Since the Court weighed in, players have been able to maximize their value, earning whatever the market will bear to attend any school, at any time. Network executives have gotten rich, athletic departments have gotten rich, coaches have gotten rich; it is only right that players have too. And, not coincidentally, the quality of the games themselves have increased dramatically: The best young players, particularly in basketball, are staying in college because they’re getting paid handsomely to do so, raising the talent bar to a new level. There are obvious problems, namely with college football’s dangerous slide toward conference consolidation, which could kill this whole golden goose. But on the whole, college sports are peaking right now. There’s a reason people want to watch all these games.
Unfortunately, this actual golden age of transparency and quality may soon come to an end — ironically, under the guise of reform. Last week, a federal judge approved the so-called “House settlement,” (named after an Arizona swimmer, not the House of Representatives), which will resolve ongoing lawsuits against the NCAA, paving the way for another complete overhaul of college sports. The settlement is meant to institute some guidelines and guardrails and to help provide a foundation for the future. But all it will do is take everything that has operated out in the open the last few years and push it underground. That, in turn, will give everyone an incentive to cheat. Which, of course, they will.
The details are complicated, but the gist is that schools that opt into it, — which everyone except small Ivies is expected to do — will essentially have a roughly $20 million budget every year to pay athletes among all their sports. But only two of those sports typically make money: football (the lion’s share) and men’s basketball. (There are a few women’s college basketball programs that break even or even finish in the black, as well as hockey and volleyball and others, but collectively, they’re non-revenue sports.) Thus, football and basketball players will get more money, generally at the discretion of the school’s athletic directors. And almost none will go to athletes in any other sports, which will already be in trouble as schools are pushed to concentrate just on the revenue-generators. So, sure: Athletes will, for the first time, get paid by their universities. But not very many athletes. And, considering how much television contracts are, not very much.
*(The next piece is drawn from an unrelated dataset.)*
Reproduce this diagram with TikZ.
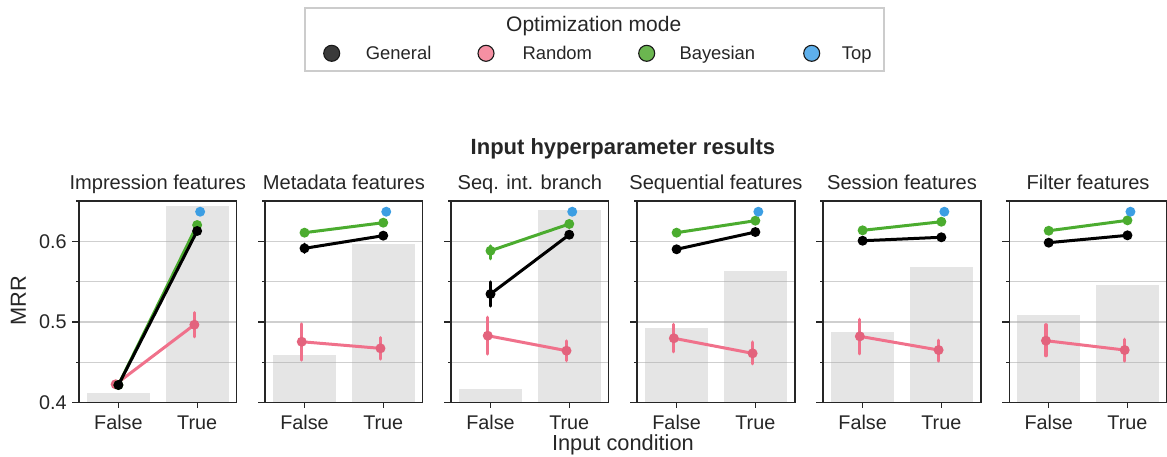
\documentclass[tikz,border=0pt]{standalone}
\usepackage{fontspec}
\setmainfont{Liberation Sans}
\definecolor{spinec}{HTML}{262626}
\definecolor{barc}{HTML}{E5E5E5}
\definecolor{gridc}{HTML}{ACACAC}
\definecolor{genc}{HTML}{000000}
\definecolor{rline}{HTML}{F0718B}
\definecolor{rmark}{HTML}{E3637D}
\definecolor{bayc}{HTML}{4BAC2F}
\definecolor{topc}{HTML}{3C9EE3}
\definecolor{lgG}{HTML}{3A3A3A}
\definecolor{lgR}{HTML}{F590A3}
\definecolor{lgB}{HTML}{6BB650}
\definecolor{lgT}{HTML}{5EB0EC}
\definecolor{legedge}{HTML}{CCCCCC}

\tikzset{
  spine/.style={draw=spinec, line width=1.6pt},
  tickln/.style={draw=spinec, line width=1.3pt},
  gridln/.style={draw=gridc, draw opacity=0.58, line width=1.3pt},
  barbox/.style={fill=barc},
  ln/.style={line width=3pt, line cap=round},
  eb/.style={line width=3.2pt, line cap=round},
  mk/.style={circle, inner sep=0pt, minimum size=10pt},
  lnG/.style={draw=genc}, mkG/.style={fill=genc},
  lnR/.style={draw=rline}, mkR/.style={fill=rmark},
  lnB/.style={draw=bayc}, mkB/.style={fill=bayc},
  mkT/.style={fill=topc},
  xlab/.style={anchor=base, inner sep=0pt, yshift=-27pt, font=\fontsize{19.8}{22}\selectfont, text=spinec},
  ylab/.style={anchor=east, inner sep=0pt, xshift=-12.3pt, font=\fontsize{19.8}{22}\selectfont, text=spinec},
  ttl/.style={anchor=base, inner sep=0pt, yshift=12pt, font=\fontsize{20.1}{22}\selectfont, text=spinec},
  axlab/.style={inner sep=0pt, font=\fontsize{21.8}{24}\selectfont, text=spinec},
  legmk/.style={circle, inner sep=0pt, minimum size=16pt, draw=black!90, line width=1.1pt},
  legtxt/.style={anchor=base west, inner sep=0pt, font=\fontsize{18.4}{21}\selectfont, text=spinec},
}

% gray bars behind the points
\newcommand\bars[2]{%
  \fill[barbox] (-0.4,0.4) rectangle (0.4,#1);
  \fill[barbox] (0.6,0.4) rectangle (1.4,#2);
}
% grid, ticks, spines, category labels and title of one panel
\newcommand\axesframe[1]{%
  \foreach \g in {0.45,0.5,0.55,0.6} \draw[gridln] (-0.5,\g) -- (1.5,\g);
  \foreach \t in {0.4,0.5,0.6} \draw[tickln] (-0.5,\t) -- ++(-7pt,0);
  \foreach \t in {0.45,0.55,0.65} \draw[tickln] (-0.5,\t) -- ++(-3.5pt,0);
  \draw[tickln] (0,0.4) -- ++(0,-5pt);
  \draw[tickln] (1,0.4) -- ++(0,-5pt);
  \draw[spine] (-0.5,0.4) rectangle (1.5,0.65);
  \node[xlab] (\pid xf) at (0,0.4) {False};
  \node[xlab] (\pid xt) at (1,0.4) {True};
  \node[ttl] (\pid ttl) at (0.5,0.65) {#1};
}
% one series: #1 key, #2 dodge, #3/#4 values at False/True,
% #5-#6 interval at False, #7-#8 interval at True
\newcommand\series[8]{%
  \coordinate (\pid#1F) at (#2,#3);
  \coordinate (\pid#1T) at ({1+(#2)},#4);
  \draw[ln,ln#1] (\pid#1F) -- (\pid#1T);
  \draw[eb,ln#1] (#2,#5) -- (#2,#6);
  \draw[eb,ln#1] ({1+(#2)},#7) -- ({1+(#2)},#8);
  \node[mk,mk#1] (\pid#1Fm) at (\pid#1F) {};
  \node[mk,mk#1] (\pid#1Tm) at (\pid#1T) {};
}
\newcommand\toppt{\node[mk,mkT] (\pid Tm) at (1.038,0.6367) {};}

\begin{document}
\begin{tikzpicture}[x=1pt,y=-1pt]
\useasboundingbox (0,0) rectangle (1167,456);

% legend
\draw[draw=legedge, line width=2pt] (304.5,7.5) rectangle (883.5,70.5);
\node[anchor=base, inner sep=0pt, font=\fontsize{21}{23}\selectfont, text=spinec] (legttl) at (593.7,31.5) {Optimization mode};
\node[legmk, fill=lgG] (lgGm) at (331.7,53.3) {};
\node[legtxt] (lgGt) at (365.7,59.3) {General};
\node[legmk, fill=lgR] (lgRm) at (486,53.3) {};
\node[legtxt] (lgRt) at (522.3,59.3) {Random};
\node[legmk, fill=lgB] (lgBm) at (646.7,53.3) {};
\node[legtxt] (lgBt) at (679.3,59.3) {Bayesian};
\node[legmk, fill=lgT] (lgTm) at (811.7,53.3) {};
\node[legtxt] (lgTt) at (841.7,59.3) {Top};

% figure titles
\node[anchor=base, inner sep=0pt, font=\bfseries\fontsize{22}{25}\selectfont, text=spinec] (sup) at (622.9,154.3) {Input hyperparameter results};
\node[axlab, anchor=base] (xcond) at (622.9,450) {Input condition};
\node[axlab, rotate=90] (mrr) at (18.3,301) {MRR};

% Impression features
\begin{scope}[shift={(118.4,724.9)},x=78.75pt,y=806pt]
\def\pid{a}
\bars{0.4118}{0.644}
\axesframe{Impression features}
\node[ylab] (ay4) at (-0.5,0.4) {0.4};
\node[ylab] (ay5) at (-0.5,0.5) {0.5};
\node[ylab] (ay6) at (-0.5,0.6) {0.6};
\series{R}{-0.035}{0.4226}{0.4965}{0.4226}{0.4226}{0.4816}{0.5114}
\series{B}{0}{0.4217}{0.6202}{0.4217}{0.4217}{0.6202}{0.6202}
\toppt
\series{G}{0}{0.4217}{0.6128}{0.4217}{0.4217}{0.6128}{0.6128}
\end{scope}

% Metadata features
\begin{scope}[shift={(304.5,724.9)},x=78.75pt,y=806pt]
\def\pid{b}
\bars{0.459}{0.597}
\axesframe{Metadata features}
\series{R}{-0.035}{0.4754}{0.4672}{0.4527}{0.4974}{0.454}{0.4804}
\series{B}{0}{0.6107}{0.6231}{0.6107}{0.6107}{0.6231}{0.6231}
\toppt
\series{G}{0}{0.5913}{0.607}{0.5863}{0.5963}{0.607}{0.607}
\end{scope}

% Seq. int. branch
\begin{scope}[shift={(490.5,724.9)},x=78.75pt,y=806pt]
\def\pid{c}
\bars{0.4168}{0.639}
\axesframe{Seq. int. branch}
\series{R}{-0.035}{0.4829}{0.4643}{0.4602}{0.5057}{0.4519}{0.4763}
\series{B}{0}{0.5883}{0.6215}{0.5784}{0.5942}{0.6215}{0.6215}
\toppt
\series{G}{0}{0.5346}{0.6082}{0.5197}{0.5495}{0.6082}{0.6082}
\end{scope}

% Sequential features
\begin{scope}[shift={(676.6,724.9)},x=78.75pt,y=806pt]
\def\pid{d}
\bars{0.4924}{0.563}
\axesframe{Sequential features}
\series{R}{-0.035}{0.4797}{0.461}{0.463}{0.497}{0.4481}{0.475}
\series{B}{0}{0.6107}{0.6256}{0.6107}{0.6107}{0.6256}{0.6256}
\toppt
\series{G}{0}{0.5901}{0.6115}{0.5875}{0.5927}{0.6115}{0.6115}
\end{scope}

% Session features
\begin{scope}[shift={(862.6,724.9)},x=78.75pt,y=806pt]
\def\pid{e}
\bars{0.488}{0.568}
\axesframe{Session features}
\series{R}{-0.035}{0.4821}{0.4651}{0.4605}{0.5032}{0.4515}{0.4772}
\series{B}{0}{0.6136}{0.6243}{0.6136}{0.6136}{0.6243}{0.6243}
\toppt
\series{G}{0}{0.6007}{0.605}{0.6007}{0.6007}{0.605}{0.605}
\end{scope}

% Filter features
\begin{scope}[shift={(1048.7,724.9)},x=78.75pt,y=806pt]
\def\pid{f}
\bars{0.509}{0.546}
\axesframe{Filter features}
\series{R}{-0.035}{0.4767}{0.4651}{0.4581}{0.4965}{0.4515}{0.4784}
\series{B}{0}{0.6131}{0.626}{0.6131}{0.6131}{0.626}{0.626}
\toppt
\series{G}{0}{0.5983}{0.6074}{0.5983}{0.5983}{0.6074}{0.6074}
\end{scope}
\end{tikzpicture}
\end{document}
But what about those NIL (Name, Image, and Likeness) deals? That’s where athletes have been making much of their money the last few years, via rich alumni who are willing to stretch regulatory limits, in effect paying millions directly to prospective stars to come to their schools. This system will still exist, but with a huge and rather complicated catch: All NIL deals over $600 must be reported to a clearinghouse known as NIL Go, run by accounting firm Deloitte, which marks and logs the deals. That entity, independent of the NCAA, will decide what constitutes a “reasonable range of compensation based on multiple factors.” How does one define “reasonable range?” Good question! It seems to come down to the judgment of one man, Bryan Seeley, just hired from Major League Baseball, to determine whether a deal is a legitimate endorsement deal or a bribe from a rich donor who just wants a player to come to their school.
The problems here are obvious, and veer toward the infinite. Multiple college basketball players are currently making more than $5 million this year, all from those collectives that are now supposedly being phased out. A Texas Tech softball player will make $1 million, a figure that does not reflect what she will bring into the program itself. (The NCAA champion Oklahoma softball program ran a $4 million deficit last year.) She’s there because a rich donor wanted her there; that is how college sports has worked in its Wild West era. This new group exists to put a stop to this system, but the genie is out and can’t possibly be put back in the bottle. As CBS Sports’ Gary Parrish put it, “Last month, NIL Go officials told ACC administrators that more than 70 percent of current NIL deals with booster collectives would have been denied according to the new rules. That suggests NIL Go will frequently be in the business of telling student-athletes they cannot take what somebody is willing to give them.” This disjunction will lead to two obvious results: A shit-ton of lawsuits (who is NIL Go to tell some rich guy from Texas that he can’t fund a softball player?) and a shit-ton of under-the-table transactions. We all now know that players are worth this much money on the market. The players know it too. They’ll find a way to get it.
That $20 million figure is absurd, too. North Carolina’s basketball team made headlines just last week for having a $14 million roster. Do you think some arbitrary spending limit — that, again, will just be challenged in court, probably tomorrow — is going to keep them from spending that much again next year? How about their football team, with the Hall of Fame coach and his ubiquitous girlfriend? You think they’re just gonna take $6 million? Of course not. Everyone is going to spend as much money as they always have, just in even less savory ways.
Which speaks to the inherent dishonesty at the center of all of this. What is being painted as “getting control” of college sports—an enterprise that of course rampages wildly out of control if it means getting more money in the hands of network executives, conference commissioners and coaches — is, in the end, just another way to try to tamp down compensation of athletes themselves. The powers that be are pretending to “settle” with wronged athletes by paying them, but really, they’re making athletes’ lives worse and as Parrish puts it, “ simply trading in one set of issues for a new set of issues.” College sports’s Wild West Era may be about to end. The new era might be a lot wilder — and a lot more corrupt.